Why does the moon look so brown in the Chinese pictures?

As many of you have heard, China landed it’s first Moon rover recently and has started returning pictures.

The moon is a deep earthy brown in all of these pictures, as opposed to the white silvery powdery settings from America’s landings in the 70’s.

Is this because of different photography effects and newer cameras or does the color of the moons surface vary greatly? There are certainly bright patches and dark patches when observing the moon with the naked eye or a telescope.

Did China land their rover in a different type of moon environment (can’t think of a better way to phrase that) than America?

Certainly on Earth there are brown sands, black soils, and white ice caps. Does the moon have a similar variety? If this is not the case, which set of pictures (American or Chinese) better represent the moons actual color? How did Russian pictures compare?

I have been surprised by the relatively poor quality of the rover’s images in general, compared to what we have become accustomed to from other missions. I’m wondering if the camera got damaged in some way. They look like images from a cheap webcam!

In this shot, mood dust looks like dirt (dark) on the NASA astronauts white suit.

The article explains that the dirt contains rock that has been turned to glass.
I that to mean its got glassy crystals in it, When light reflects at certain angles off the glassy bits, it looks silvery.

This fellow (who was reprinting Apollo photos for an exhibition) discusses the color variability, which can be extreme depending not only on individual astronauts’ perceptions but also on the film stock used, exposure, developing aboard ship, reproduction from masters, etc. etc.

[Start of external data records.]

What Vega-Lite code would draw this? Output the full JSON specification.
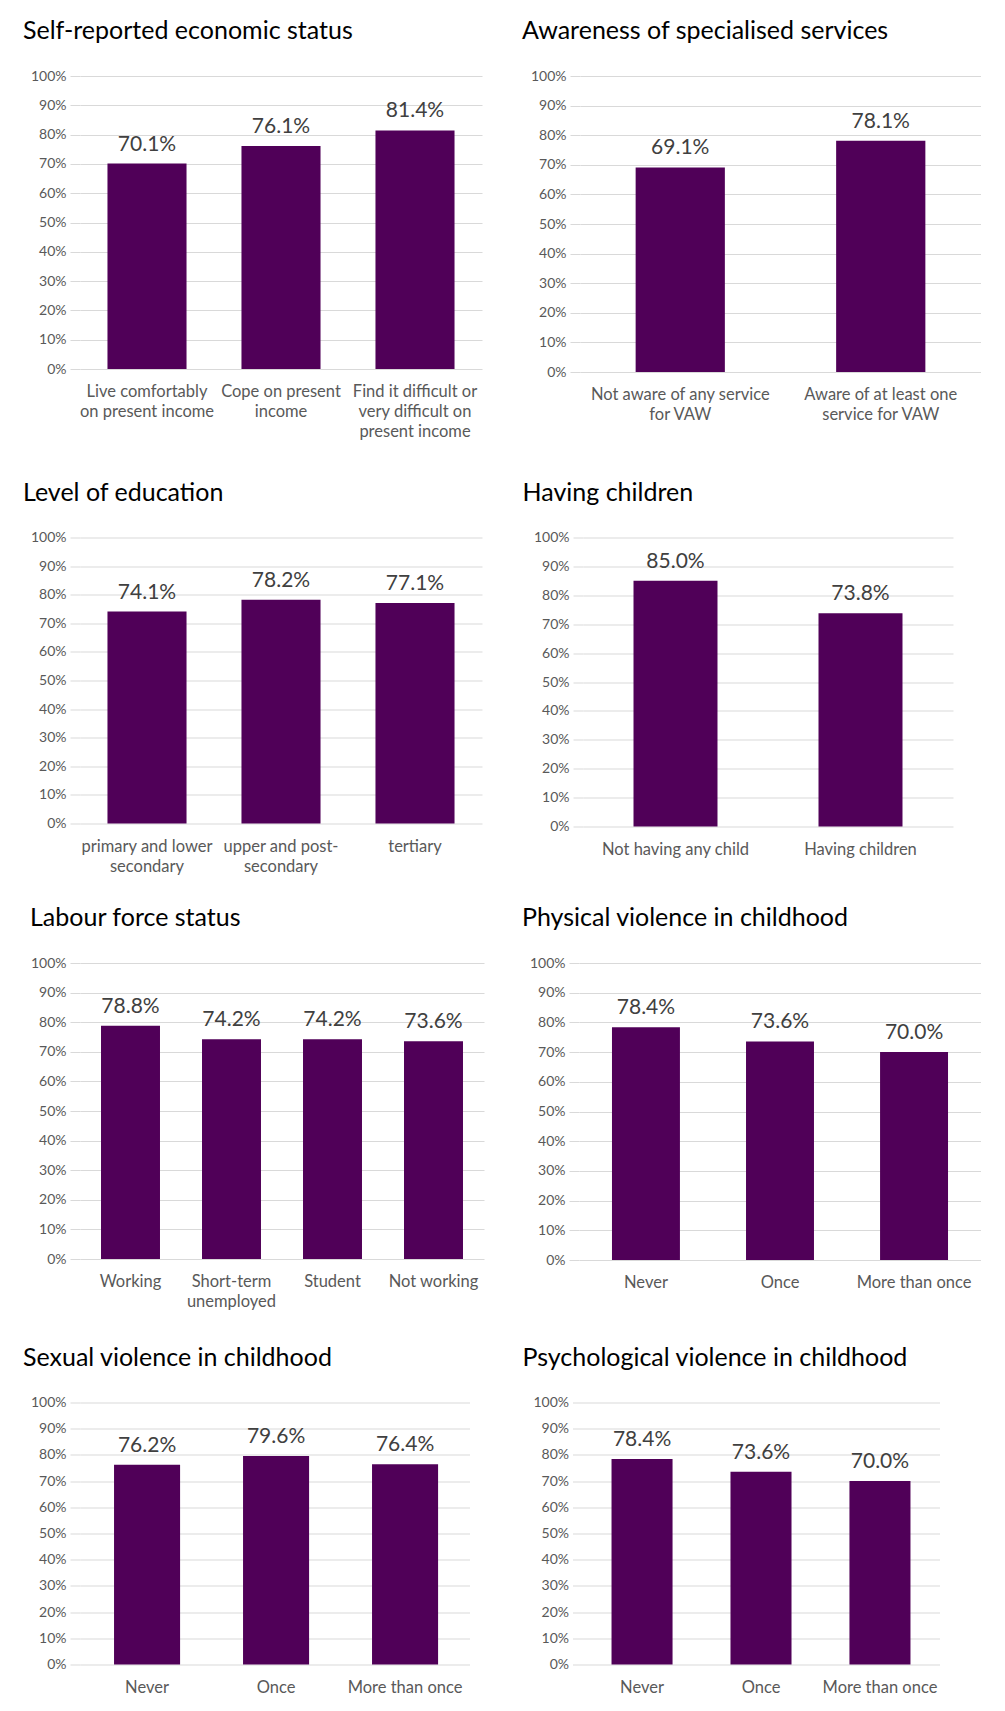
{
  "$schema": "https://vega.github.io/schema/vega-lite/v6.json",
  "padding": {"left": 23, "top": 19, "right": 0, "bottom": 0},
  "background": "white",
  "config": {
    "font": "Lato",
    "view": {"stroke": null},
    "title": {"font": "Lato", "fontSize": 25, "fontWeight": "normal", "color": "#000000", "anchor": "start", "frame": "group", "offset": 25},
    "bar": {"color": "#500058"},
    "axisY": {"tickCount": 10, "format": ".0%", "labelFont": "Lato", "labelFontSize": 14, "labelColor": "#595959", "ticks": true, "tickSize": 10, "tickColor": "#d9d9d9", "labelPadding": 4, "domain": false, "grid": true, "gridColor": "#d9d9d9", "gridWidth": 1.2, "title": null},
    "axisX": {"labelAngle": 0, "labelFont": "Lato", "labelFontSize": 16.5, "labelColor": "#595959", "labelPadding": 14.5, "labelLineHeight": 20, "ticks": false, "domain": false, "grid": false, "title": null, "labelExpr": "split(datum.label, '\\n')", "labelLimit": 300},
    "text": {"font": "Lato", "fontSize": 21, "color": "#404040", "baseline": "alphabetic", "dy": -13}
  },
  "datasets": {
    "econ": [
      {"category": "Live comfortably\non present income", "value": 0.701},
      {"category": "Cope on present\nincome", "value": 0.761},
      {"category": "Find it difficult or\nvery difficult on\npresent income", "value": 0.814}
    ],
    "aware": [
      {"category": "Not aware of any service\nfor VAW", "value": 0.691},
      {"category": "Aware of at least one\nservice for VAW", "value": 0.781}
    ],
    "edu": [
      {"category": "primary and lower\nsecondary", "value": 0.741},
      {"category": "upper and post-\nsecondary", "value": 0.782},
      {"category": "tertiary", "value": 0.771}
    ],
    "children": [
      {"category": "Not having any child", "value": 0.85},
      {"category": "Having children", "value": 0.738}
    ],
    "labour": [
      {"category": "Working", "value": 0.788},
      {"category": "Short-term\nunemployed", "value": 0.742},
      {"category": "Student", "value": 0.742},
      {"category": "Not working", "value": 0.736}
    ],
    "physical": [
      {"category": "Never", "value": 0.784},
      {"category": "Once", "value": 0.736},
      {"category": "More than once", "value": 0.70}
    ],
    "sexual": [
      {"category": "Never", "value": 0.762},
      {"category": "Once", "value": 0.796},
      {"category": "More than once", "value": 0.764}
    ],
    "psych": [
      {"category": "Never", "value": 0.784},
      {"category": "Once", "value": 0.736},
      {"category": "More than once", "value": 0.70}
    ]
  },
  "spacing": 31,
  "vconcat": [
    {
      "spacing": 40.5,
      "vconcat": [
        {
          "spacing": 40,
          "hconcat": [
            {
              "title": {"text": "Self-reported economic status", "dx": -57},
              "width": 402, "height": 293,
              "data": {"name": "econ"},
              "encoding": {
                "x": {"field": "category", "type": "nominal", "sort": null, "scale": {"paddingInner": 0.41, "paddingOuter": 0.205}},
                "y": {"field": "value", "type": "quantitative", "scale": {"domain": [0, 1]}}
              },
              "layer": [
                {"mark": "bar"},
                {"mark": "text", "encoding": {"text": {"field": "value", "format": ".1%"}}}
              ]
            },
            {
              "title": {"text": "Awareness of specialised services", "dx": -58},
              "width": 401, "height": 296,
              "data": {"name": "aware"},
              "encoding": {
                "x": {"field": "category", "type": "nominal", "sort": null, "scale": {"paddingInner": 0.555, "paddingOuter": 0.2775}},
                "y": {"field": "value", "type": "quantitative", "scale": {"domain": [0, 1]}}
              },
              "layer": [
                {"mark": "bar"},
                {"mark": "text", "encoding": {"text": {"field": "value", "format": ".1%"}}}
              ]
            }
          ]
        },
        {
          "spacing": 40,
          "hconcat": [
            {
              "title": {"text": "Level of education", "dx": -57},
              "width": 402, "height": 286,
              "data": {"name": "edu"},
              "encoding": {
                "x": {"field": "category", "type": "nominal", "sort": null, "scale": {"paddingInner": 0.41, "paddingOuter": 0.205}},
                "y": {"field": "value", "type": "quantitative", "scale": {"domain": [0, 1]}}
              },
              "layer": [
                {"mark": "bar"},
                {"mark": "text", "encoding": {"text": {"field": "value", "format": ".1%"}}}
              ]
            },
            {
              "title": {"text": "Having children", "dx": -60.5},
              "width": 370, "height": 289,
              "data": {"name": "children"},
              "encoding": {
                "x": {"field": "category", "type": "nominal", "sort": null, "scale": {"paddingInner": 0.546, "paddingOuter": 0.273}},
                "y": {"field": "value", "type": "quantitative", "scale": {"domain": [0, 1]}}
              },
              "layer": [
                {"mark": "bar"},
                {"mark": "text", "encoding": {"text": {"field": "value", "format": ".1%"}}}
              ]
            }
          ]
        }
      ]
    },
    {
      "spacing": 35.5,
      "vconcat": [
        {
          "spacing": 38,
          "hconcat": [
            {
              "title": {"text": "Labour force status", "dx": -50},
              "width": 404, "height": 296,
              "data": {"name": "labour"},
              "encoding": {
                "x": {"field": "category", "type": "nominal", "sort": null, "scale": {"paddingInner": 0.416, "paddingOuter": 0.208}},
                "y": {"field": "value", "type": "quantitative", "scale": {"domain": [0, 1]}, "axis": {"minExtent": 57}}
              },
              "layer": [
                {"mark": "bar"},
                {"mark": "text", "encoding": {"text": {"field": "value", "format": ".1%"}}}
              ]
            },
            {
              "title": {"text": "Physical violence in childhood", "dx": -57},
              "width": 402, "height": 297,
              "data": {"name": "physical"},
              "encoding": {
                "x": {"field": "category", "type": "nominal", "sort": null, "scale": {"paddingInner": 0.493, "paddingOuter": 0.246}},
                "y": {"field": "value", "type": "quantitative", "scale": {"domain": [0, 1]}}
              },
              "layer": [
                {"mark": "bar"},
                {"mark": "text", "encoding": {"text": {"field": "value", "format": ".1%"}}}
              ]
            }
          ]
        },
        {
          "spacing": 52.5,
          "hconcat": [
            {
              "title": {"text": "Sexual violence in childhood", "dx": -57},
              "width": 389.5, "height": 262,
              "data": {"name": "sexual"},
              "encoding": {
                "x": {"field": "category", "type": "nominal", "sort": null, "scale": {"paddingInner": 0.488, "paddingOuter": 0.2537, "align": 0.52}},
                "y": {"field": "value", "type": "quantitative", "scale": {"domain": [0, 1]}}
              },
              "layer": [
                {"mark": "bar"},
                {"mark": "text", "encoding": {"text": {"field": "value", "format": ".1%"}}}
              ]
            },
            {
              "title": {"text": "Psychological violence in childhood", "dx": -60},
              "width": 357, "height": 262,
              "data": {"name": "psych"},
              "encoding": {
                "x": {"field": "category", "type": "nominal", "sort": null, "scale": {"paddingInner": 0.487, "paddingOuter": 0.244}},
                "y": {"field": "value", "type": "quantitative", "scale": {"domain": [0, 1]}}
              },
              "layer": [
                {"mark": "bar"},
                {"mark": "text", "encoding": {"text": {"field": "value", "format": ".1%"}}}
              ]
            }
          ]
        }
      ]
    }
  ]
}
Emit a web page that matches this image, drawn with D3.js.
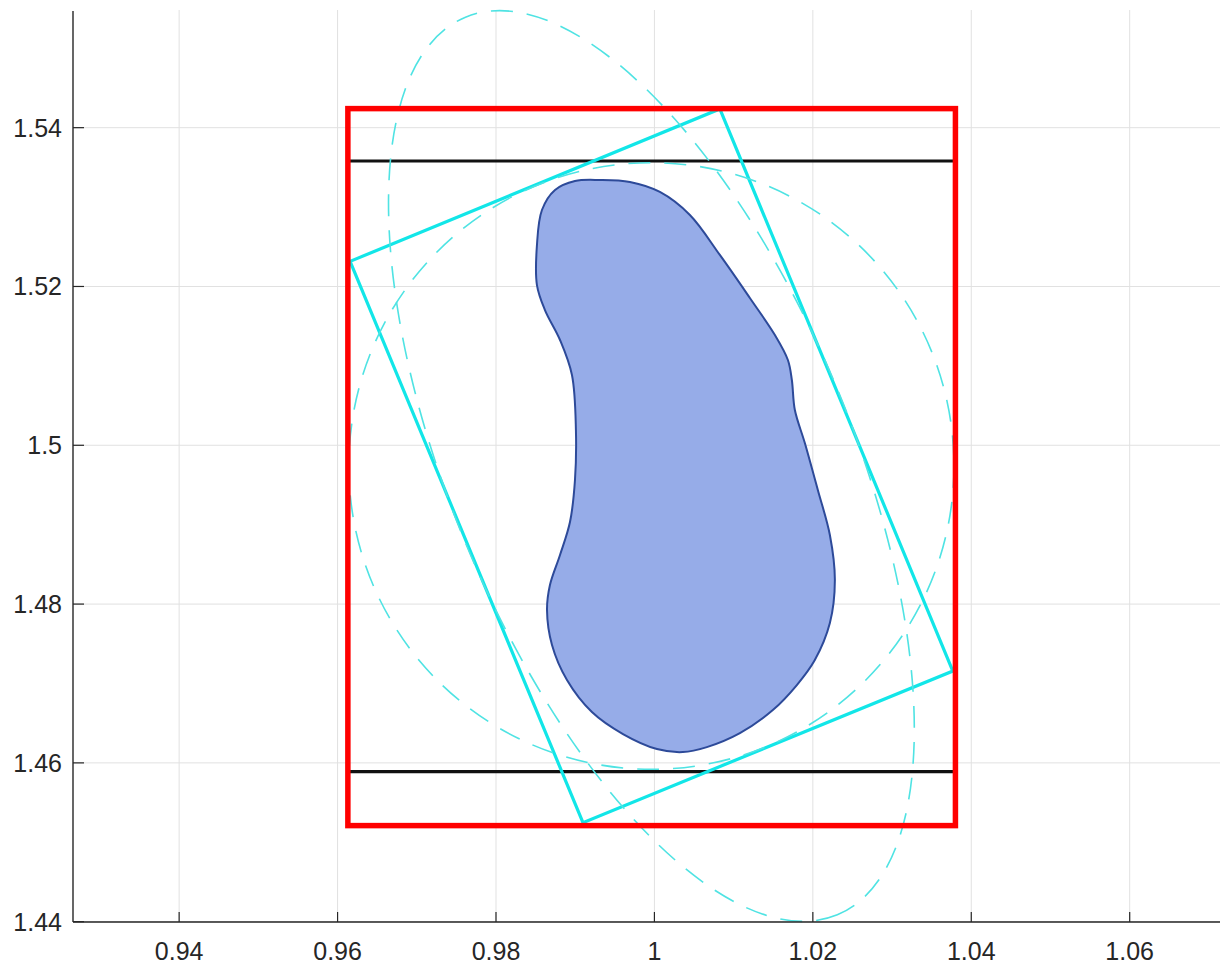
<!DOCTYPE html>
<html>
<head>
<meta charset="utf-8">
<script src="https://cdn.jsdelivr.net/npm/d3@7"></script>
<style>
  html, body { margin: 0; padding: 0; background: #ffffff; }
  svg { display: block; }
  text { font-family: "Liberation Sans", Arial, Helvetica, sans-serif; }
</style>
</head>
<body>
<svg id="chart" width="1220" height="965"></svg>
<script>
// ---------- data ----------
const xDomain = [0.9266, 1.0714];
const yDomain = [1.43996, 1.55482];
const xTickValues = [0.94, 0.96, 0.98, 1.00, 1.02, 1.04, 1.06];
const xTickLabels = ["0.94", "0.96", "0.98", "1", "1.02", "1.04", "1.06"];
const yTickValues = [1.44, 1.46, 1.48, 1.50, 1.52, 1.54];
const yTickLabels = ["1.44", "1.46", "1.48", "1.5", "1.52", "1.54"];

// axis-aligned bounding box (red)
const boxX = [0.9613, 1.0380];
const boxY = [1.4521, 1.5424];
// horizontal black lines
const hLineY = [1.5358, 1.4589];
const hLineX = [0.9613, 1.0380];
// rotated bounding rectangle (cyan) corners
const rotRectX = [0.96158, 1.00826, 1.03767, 0.99098];
const rotRectY = [1.52316, 1.54236, 1.47157, 1.45247];
// ellipse (dashed): center, semi-axes, angle (deg, data space)
const ellipseCenter = [0.99962, 1.49739];
const ellipseAxes = [0.06133, 0.02540];
const ellipseAngle = -67.5;
// circle (dashed)
const circleCenter = [0.99962, 1.49739];
const circleRadius = 0.0382;
// shape outline
const blobX = [0.99312, 0.99691, 1.00069, 1.00448, 1.00826, 1.01205, 1.01521, 1.01685, 1.01735, 1.01773,
               1.01899, 1.02063, 1.02215, 1.02278, 1.02215, 1.02025, 1.01798, 1.01495, 1.01079, 1.00662,
               1.00360, 1.00032, 0.99603, 0.99211, 0.98896, 0.98707, 0.98644, 0.98681, 0.98808, 0.98934,
               0.98997, 0.99009, 0.98959, 0.98808, 0.98618, 0.98517, 0.98517, 0.98580, 0.98745, 0.98997];
const blobY = [1.53341, 1.53316, 1.53190, 1.52900, 1.52397, 1.51855, 1.51389, 1.51074, 1.50822, 1.50444,
               1.50028, 1.49436, 1.48870, 1.48303, 1.47761, 1.47295, 1.46980, 1.46665, 1.46375, 1.46199,
               1.46136, 1.46174, 1.46363, 1.46640, 1.47043, 1.47484, 1.47925, 1.48240, 1.48618, 1.49033,
               1.49562, 1.50192, 1.50885, 1.51326, 1.51703, 1.52018, 1.52522, 1.52963, 1.53215, 1.53328];

// ---------- layout ----------
const plotLeft = 73, plotRight = 1220, plotTop = 10, plotBottom = 922;
const svg = d3.select("#chart");
const x = d3.scaleLinear().domain(xDomain).range([plotLeft, plotRight]);
const y = d3.scaleLinear().domain(yDomain).range([plotBottom, plotTop]);

const textColor = "#262626";

// grid
const grid = svg.append("g");
grid.selectAll("line.vx").data(xTickValues).enter().append("line")
  .attr("x1", d => x(d)).attr("x2", d => x(d))
  .attr("y1", plotTop).attr("y2", plotBottom)
  .attr("stroke", "#e1e1e1").attr("stroke-width", 1);
grid.selectAll("line.hy").data(yTickValues).enter().append("line")
  .attr("x1", plotLeft).attr("x2", plotRight)
  .attr("y1", d => y(d)).attr("y2", d => y(d))
  .attr("stroke", "#e1e1e1").attr("stroke-width", 1);

// blob
const blobPts = blobX.map((v, i) => [x(v), y(blobY[i])]);
svg.append("path")
  .attr("d", d3.line().curve(d3.curveCatmullRomClosed.alpha(0.5))(blobPts))
  .attr("fill", "#96ace8")
  .attr("stroke", "#2d4a99")
  .attr("stroke-width", 2);

// black horizontal lines
svg.selectAll("line.hl").data(hLineY).enter().append("line")
  .attr("x1", x(hLineX[0])).attr("x2", x(hLineX[1]))
  .attr("y1", d => y(d)).attr("y2", d => y(d))
  .attr("stroke", "#111111").attr("stroke-width", 3.2);

// rotated rectangle
const rotPts = rotRectX.map((v, i) => [x(v), y(rotRectY[i])]);
svg.append("path")
  .attr("d", d3.line().curve(d3.curveLinearClosed)(rotPts))
  .attr("fill", "none")
  .attr("stroke", "#12e6e8")
  .attr("stroke-width", 3.2)
  .attr("stroke-linejoin", "miter");

// dashed ellipse
const ecx = x(ellipseCenter[0]), ecy = y(ellipseCenter[1]);
svg.append("ellipse")
  .attr("cx", ecx).attr("cy", ecy)
  .attr("rx", x(ellipseCenter[0] + ellipseAxes[0]) - ecx)
  .attr("ry", x(ellipseCenter[0] + ellipseAxes[1]) - ecx)
  .attr("transform", `rotate(${-ellipseAngle} ${ecx} ${ecy})`)
  .attr("fill", "none")
  .attr("stroke", "#4fe3e3")
  .attr("stroke-width", 1.6)
  .attr("stroke-dasharray", "22,14");

// dashed circle
const ccx = x(circleCenter[0]), ccy = y(circleCenter[1]);
svg.append("ellipse")
  .attr("cx", ccx).attr("cy", ccy)
  .attr("rx", x(circleCenter[0] + circleRadius) - ccx)
  .attr("ry", y(circleCenter[1] - circleRadius) - ccy)
  .attr("fill", "none")
  .attr("stroke", "#4fe3e3")
  .attr("stroke-width", 1.6)
  .attr("stroke-dasharray", "22,14");

// red box
svg.append("rect")
  .attr("x", x(boxX[0])).attr("y", y(boxY[1]))
  .attr("width", x(boxX[1]) - x(boxX[0]))
  .attr("height", y(boxY[0]) - y(boxY[1]))
  .attr("fill", "none")
  .attr("stroke", "#ff0000")
  .attr("stroke-width", 5.5);

// axes
svg.append("line")
  .attr("x1", plotLeft).attr("x2", plotRight)
  .attr("y1", plotBottom).attr("y2", plotBottom)
  .attr("stroke", textColor).attr("stroke-width", 1.4);
svg.append("line")
  .attr("x1", plotLeft).attr("x2", plotLeft)
  .attr("y1", plotTop + 1).attr("y2", plotBottom)
  .attr("stroke", textColor).attr("stroke-width", 1.4);

// x ticks
svg.selectAll("line.xt").data(xTickValues).enter().append("line")
  .attr("x1", d => x(d)).attr("x2", d => x(d))
  .attr("y1", plotBottom).attr("y2", plotBottom - 10)
  .attr("stroke", textColor).attr("stroke-width", 1.2);
svg.selectAll("text.xl").data(xTickValues).enter().append("text")
  .attr("x", d => x(d)).attr("y", 960)
  .attr("text-anchor", "middle")
  .attr("font-size", 25)
  .attr("fill", textColor)
  .text((d, i) => xTickLabels[i]);

// y ticks
svg.selectAll("line.yt").data(yTickValues).enter().append("line")
  .attr("x1", plotLeft).attr("x2", plotLeft + 11)
  .attr("y1", d => y(d)).attr("y2", d => y(d))
  .attr("stroke", textColor).attr("stroke-width", 1.2);
svg.selectAll("text.yl").data(yTickValues).enter().append("text")
  .attr("x", 62).attr("y", d => y(d) + 9)
  .attr("text-anchor", "end")
  .attr("font-size", 25)
  .attr("fill", textColor)
  .text((d, i) => yTickLabels[i]);
</script>
</body>
</html>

I am guessing that they either used a different set than NASA did in the 60’s (some of the photos suggest the Gobi Desert) or they are just filter effects that Instagram added automatically when they uploaded the photos.

The Chinese also may be using different lights than we did. For example they could be using sodium based lighting which would give everything an orange tint.

It could also just be interpolated color on the Chinese probe. There are no color cameras on recent NASA Mars missions, IIRC, but color photos have been mocked up by using exposures from two different sensors that cover different stretches of the spectrum. (Which, of course, is how normal color cameras do it, but normal color cameras are specifically designed to replicate the way the sensors–cones–in our eyes take in the spectrum; the rover cameras had different design requirements, and I believe their ability to mock up color is just coincidental.)

Some of the later, higher-resolution pictures look “grayer,” at least.

Different parts of the Moon are made out of different types of cheese. Some parts are made out of creamy cheeses like Wensleydale, whilst other parts are made of much darker cheeses like Red Leicester.

Pollution in Beijing is that bad.

(@ Asympotically fat: it’s like no cheese I’ve ever tasted.)

Some of the excitement about the landing I thought was due to it being in a geologically interesting region. Dark soil, ancient lava flows. Don’t know how significantly different this is than the Apollo landing sites, but looking at the moon it is pretty obvious that it is not all one homogeneous colour.